If I see these three signals converging over the next 12-24 months, then Trump/Putin pressure is functioning as a catalyst for real transformation. The system is becoming antifragile: it's improving under stress instead of yielding. And my analysis, while correct about the present, was wrong about trajectory.
If I don't see them, my analysis holds: the system continues to declare transformation while structural incentives produce systematic under-delivery.
Europe isn't at a crossroads in the traditional sense. Crossroads imply conscious choice. What I see is a system that has already chosen implicitly, through its incentive architecture, but continues to publicly declare the opposite.
It has chosen to continue buying Russian energy despite declaring phase-out, because the alternative costs too much. It has chosen to maintain a decision-making structure that guarantees paralysis, because reform would require unanimity to be changed. It's a system that contains within itself the mechanism of its own immobility. It has chosen to declare enormous defense commitments without creating enforcement mechanisms, because real enforcement would mean ceding national sovereignty. It has chosen not to touch principal Russian assets, because the Western financial system is worth more.
These aren't "wrong choices" in a moral sense. They're inevitable outcomes of systemic structure and incentives at play. And as long as that structure remains, the outcomes will remain the same, despite all contrary declarations.
But, and this is the crucial part, complex systems under extreme pressure can find unexpected evolutionary paths. Not through formal reform, but through workarounds that become dominant reality. Not through unanimous decisions, but through coalitions of the willing that create irreversible facts.

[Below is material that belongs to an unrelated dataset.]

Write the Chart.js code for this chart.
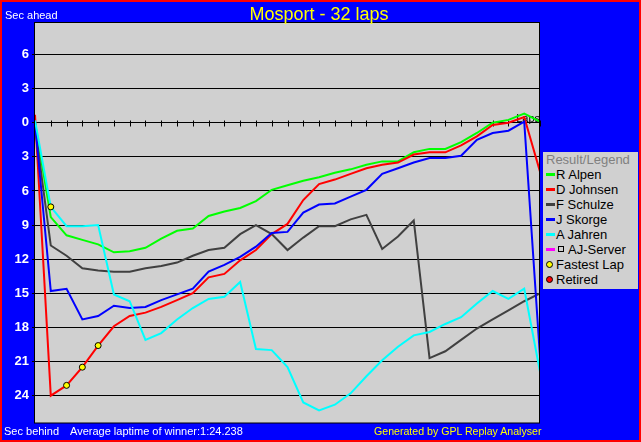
<!DOCTYPE html>
<html>
<head>
<meta charset="utf-8">
<script src="https://cdn.jsdelivr.net/npm/chart.js@4.4.1/dist/chart.umd.min.js"></script>
<style>
  html, body { margin: 0; padding: 0; background: #0000FF; }
  #wrap { position: relative; width: 641px; height: 442px; overflow: hidden; }
  canvas { position: absolute; left: 0; top: 0; }
  .t { position: absolute; white-space: nowrap; font-family: 'Liberation Sans', Arial, sans-serif; line-height: 1; }
  .s11 { font-size: 11px; }
  .s13 { font-size: 13px; }
  .mk { position: absolute; box-sizing: border-box; }
</style>
</head>
<body>
<div id="wrap">
  <canvas id="c" width="641" height="442"></canvas>
  <div class="t" style="left:0;width:638px;text-align:center;top:4.8px;font-size:18px;color:#FFFF00;">Mosport - 32 laps</div>
  <div class="t s11" style="left:5px;top:9.7px;color:#FFFFFF;">Sec ahead</div>
  <div class="t s11" style="left:4px;top:425.7px;color:#FFFFFF;">Sec behind</div>
  <div class="t s11" style="left:70px;top:425.7px;color:#FFFFFF;">Average laptime of winner:1:24.238</div>
  <div class="t" style="left:374px;top:425.9px;font-size:10.6px;color:#FFFF00;">Generated by GPL Replay Analyser</div>
  <div id="legend" class="mk" style="left:543px;top:152px;width:95px;height:137px;background:#D0D0D0;"></div>
</div>
<script>
// ---- data (seconds behind the reference; negative = ahead) ----
const laps = [0,1,2,3,4,5,6,7,8,9,10,11,12,13,14,15,16,17,18,19,20,21,22,23,24,25,26,27,28,29,30,31,32];
const alpen   = [0,8.3,9.9,10.3,10.7,11.4,11.3,11.0,10.2,9.5,9.3,8.2,7.8,7.5,6.9,5.9,5.5,5.1,4.8,4.4,4.1,3.7,3.4,3.4,2.6,2.3,2.3,1.7,0.9,0.0,-0.25,-0.8,-0.1];
const johnsen = [-0.7,24.0,23.1,21.5,19.6,17.9,17.0,16.7,16.2,15.6,15.0,13.6,13.3,12.1,11.2,9.8,8.9,6.8,5.4,5.0,4.5,4.0,3.7,3.5,2.8,2.6,2.6,2.0,1.2,0.2,0.0,-0.5,4.3];
const schulze = [0.3,10.8,11.7,12.8,13.0,13.1,13.1,12.8,12.6,12.3,11.7,11.2,11.0,9.8,9.0,9.8,11.2,10.1,9.1,9.1,8.5,8.1,11.1,10.0,8.6,20.7,20.1,19.1,18.1,17.3,16.5,15.7,15.0];
const skorge  = [0,14.8,14.6,17.3,17.0,16.1,16.3,16.2,15.6,15.1,14.6,13.1,12.5,11.8,10.9,9.7,9.6,7.9,7.2,7.1,6.5,5.9,4.5,4.0,3.5,3.1,3.1,2.9,1.5,0.9,0.7,-0.1,20.6];
const jahren  = [-0.2,7.4,9.1,9.1,9.0,15.1,15.7,19.1,18.5,17.3,16.3,15.5,15.3,14.0,19.9,20.0,21.5,24.6,25.3,24.8,23.8,22.3,20.9,19.7,18.7,18.4,17.7,17.1,15.9,14.8,15.5,14.6,21.9];
const ajServer = [];
const drivers = ['R Alpen','D Johnsen','F Schulze','J Skorge','A Jahren'];
const fastestLapDriver = ['A Jahren','D Johnsen','D Johnsen','D Johnsen'];
const fastestLapLap    = [1,2,3,4];
const retiredDriver = [];
const retiredLap = [];
const yTickValues = [-6,-3,0,3,6,9,12,15,18,21,24];
const legendTitle = 'Result/Legend';

const series = { 'R Alpen': alpen, 'D Johnsen': johnsen, 'F Schulze': schulze, 'J Skorge': skorge, 'A Jahren': jahren, 'AJ-Server': ajServer };
const colors = { 'R Alpen':'#00FF00', 'D Johnsen':'#FF0000', 'F Schulze':'#404040', 'J Skorge':'#0000FF', 'A Jahren':'#00FFFF', 'AJ-Server':'#FF00FF' };

const toXY = arr => arr.map((v, i) => ({ x: laps[i], y: v }));

const datasets = [];
const names = ['R Alpen','D Johnsen','F Schulze','J Skorge','A Jahren','AJ-Server'];
names.forEach((n, i) => {
  datasets.push({
    label: n, data: toXY(series[n]), borderColor: colors[n], backgroundColor: colors[n],
    borderWidth: 2, pointRadius: 0, tension: 0, fill: false, order: 10 - i
  });
});
datasets.push({
  label: 'Fastest Lap',
  data: fastestLapLap.map((l, i) => ({ x: l, y: series[fastestLapDriver[i]][laps.indexOf(l)] })),
  showLine: false, pointRadius: 3, pointBorderWidth: 1,
  pointBackgroundColor: '#FFFF00', pointBorderColor: '#000000', order: 0
});
datasets.push({
  label: 'Retired',
  data: retiredLap.map((l, i) => ({ x: l, y: series[retiredDriver[i]][laps.indexOf(l)] })),
  showLine: false, pointRadius: 3, pointBorderWidth: 1,
  pointBackgroundColor: '#FF0000', pointBorderColor: '#000000', order: 0
});

const frame = {
  id: 'frame',
  beforeDraw(chart) {
    const ctx = chart.ctx, a = chart.chartArea;
    ctx.save();
    ctx.fillStyle = '#0000FF';
    ctx.fillRect(0, 0, chart.width, chart.height);
    ctx.fillStyle = '#D0D0D0';
    ctx.fillRect(a.left, a.top, a.right - a.left, a.bottom - a.top);
    ctx.restore();
  },
  beforeDatasetsDraw(chart) {
    const ctx = chart.ctx, xs = chart.scales.x, ys = chart.scales.y;
    const y0 = Math.round(ys.getPixelForValue(0)) + 0.5;
    ctx.save();
    ctx.strokeStyle = '#000000';
    ctx.lineWidth = 1;
    ctx.beginPath();
    laps.forEach(l => {
      if (l === 0) return;
      const x = Math.round(xs.getPixelForValue(l)) + 0.5;
      ctx.moveTo(x, y0 - 3); ctx.lineTo(x, y0 + 3);
    });
    ctx.stroke();
    ctx.fillStyle = '#000000';
    ctx.font = "11px 'Liberation Sans', Arial, sans-serif";
    ctx.textAlign = 'right';
    ctx.textBaseline = 'alphabetic';
    ctx.fillText('Laps', xs.getPixelForValue(32), y0 - 1.5);
    ctx.restore();
  },
  afterDraw(chart) {
    const ctx = chart.ctx, a = chart.chartArea;
    ctx.save();
    ctx.strokeStyle = '#000000';
    ctx.lineWidth = 1;
    ctx.strokeRect(a.left - 0.5, a.top + 0.5, a.right - a.left, a.bottom - a.top - 0.5);
    ctx.strokeStyle = '#FF0000';
    ctx.lineWidth = 2;
    ctx.strokeRect(1, 1, chart.width - 2, chart.height - 2);
    ctx.restore();
  }
};

new Chart(document.getElementById('c'), {
  type: 'line',
  data: { datasets },
  options: {
    responsive: false,
    animation: false,
    devicePixelRatio: 1,
    layout: { padding: { left: 0, top: 22, right: 101, bottom: 19 } },
    plugins: { legend: { display: false }, tooltip: { enabled: false }, title: { display: false } },
    scales: {
      x: { type: 'linear', min: 0, max: 32, display: false },
      y: {
        type: 'linear', reverse: true, min: -8.86, max: 26.41,
        afterBuildTicks: s => { s.ticks = yTickValues.map(v => ({ value: v })); },
        afterFit: s => { s.width = 35; },
        border: { display: false },
        grid: { color: '#000000', lineWidth: 1, tickLength: 3, drawTicks: true },
        ticks: {
          color: '#FFFFFF', padding: 3,
          font: { family: "'Liberation Sans', Arial, sans-serif", size: 13, weight: 'bold' },
          callback: v => String(Math.abs(v))
        }
      }
    }
  },
  plugins: [frame]
});

// ---- legend (HTML) ----
const wrap = document.getElementById('wrap');
function addText(txt, left, baseline, color) {
  const d = document.createElement('div');
  d.className = 't s13';
  d.style.left = left + 'px';
  d.style.top = (baseline - 11.0) + 'px';
  d.style.color = color;
  d.textContent = txt;
  wrap.appendChild(d);
}
function addBox(left, top, w, h, css) {
  const d = document.createElement('div');
  d.className = 'mk';
  d.style.left = left + 'px'; d.style.top = top + 'px';
  d.style.width = w + 'px'; d.style.height = h + 'px';
  Object.assign(d.style, css);
  wrap.appendChild(d);
}
addText(legendTitle, 546, 164, '#808080');
let base = 179;
names.forEach(n => {
  addBox(546, base - 6, 9, 3, { background: colors[n] });
  if (n === 'AJ-Server') {
    addBox(558, base - 8, 6, 6, { border: '1px solid #000000' });
    addText(n, 568, base, '#000000');
  } else {
    addText(n, 556, base, '#000000');
  }
  base += 15;
});
addBox(545.5, base - 8, 7, 7, { background: '#FFFF00', border: '1px solid #000000', borderRadius: '50%' });
addText('Fastest Lap', 556, base, '#000000');
base += 15;
addBox(545.5, base - 8, 7, 7, { background: '#FF0000', border: '1px solid #000000', borderRadius: '50%' });
addText('Retired', 556, base, '#000000');
</script>
</body>
</html>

What will determine whether Europe truly becomes an autonomous geopolitical pole isn't roadmaps or work programmes. It's whether those three signals I've identified will emerge. And I'm actively monitoring them, not waiting to confirm my bias.
This isn't cynicism. It's falsification protocol applied to geopolitics. And over the next 24 months, I'll either see these signals emerge, or my analysis will hold. I'll be the first to tell you which of the two scenarios materializes.
Because the only thing worse than a wrong analysis is an analysis that refuses to be tested against reality. And four decades of systems design have taught me that reality is the only arbiter that matters.